A competência foi estabelecida para legislar sobre assuntos de interesse local (art. 30, I) e suplementar a legislação federal e a estadual no que couber (art. 30, II) não é óbice intransponível para que o Município possa legislar sobre assunto arrolado como de competência da União e dos Estados. 

Isto posto, o Tribunal de Justiça de São Paulo, mais uma vez, não vislumbrou inconstitucionalidade em caso semelhante. Ao julgar uma lei municipal de Serra Negra que proíbe a soltura e manuseio de fogos de artifício e artefatos pirotécnicos, a Corte Bandeirante entendeu que se tratava de polícia administrativa sobre gestão sonora, logo, competente o Município para legislar sobre o assunto, declarando inconstitucional apenas a proibição de venda.

Eis a ementa:

Município de Serra Negra, que dispõe sobre a proibição da soltura e manuseio de fogos de artifício e artefatos pirotécnicos. Vício quanto à matéria cuidada. Inexistência. Exercício da função de polícia administrativa voltada à gestão da poluição sonora. Assunto de evidente interesse local. Princípio da razoabilidade. Inexistência de desrespeito. Proibição adequada, necessária e proporcional. Proibição plena. Possibilidade. Entendimento deste Colendo Órgão Especial. Não cabimento, todavia, da restrição de venda. Precedentes. Regulamentação. Cominação de prazo. Invalidade. Comando inaceitável. AÇÃO PROCEDENTE em parte." (TJSP, Órgão Especial, ADI 2137239-85.2018.8.26.0000, rel. Des. Beretta da Silveira, j. 05.12.2018).
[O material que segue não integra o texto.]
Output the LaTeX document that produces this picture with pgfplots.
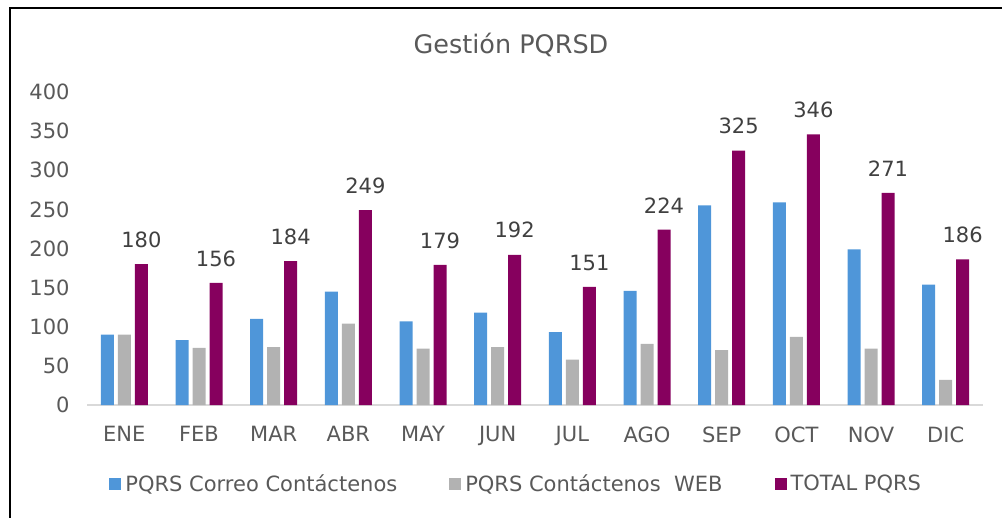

O relator foi claro em seu voto, "o escudo do meio ambiente e o combate da poluição estabelecida em seu sentido lato integram a competência legislativa municipal, a exercer, dita postura, atividade de polícia administrativa, respeitados, à farta, os parâmetros trazidos pelas normas da União". Ou seja, é um dever de todos os entes federativos, incluídos os Municípios, o dever de proteger o meio ambiente, regular o uso de artefatos, impedindo que sejam dotados de mecanismos que provoquem estouros e estampidos, constitui medida que não foge da razoabilidade. 

Dessa forma, a proibição pelo Município de manuseio, utilização, queima e soltura de fogos de estampido e de artifícios de efeito sonoro encontra-se no regular exercício do seu poder de polícia, visando ao bem-estar de sua população local. 

REFERÊNCIAS BIBLIOGRÁFICAS

MEIRELLES, Hely Lopes. Direito municipal brasileiro. 18ª ed./atual. por Giovani da Silva Corralo, São Paulo: Malheiros, 2017.

Diante do exposto, estando dessa forma justificada a presente proposição, aguardo sua transformação em Lei, solicitando ainda que sua apreciação se dê em REGIME DE URGÊNCIA, na forma disposta na Lei Orgânica do Município.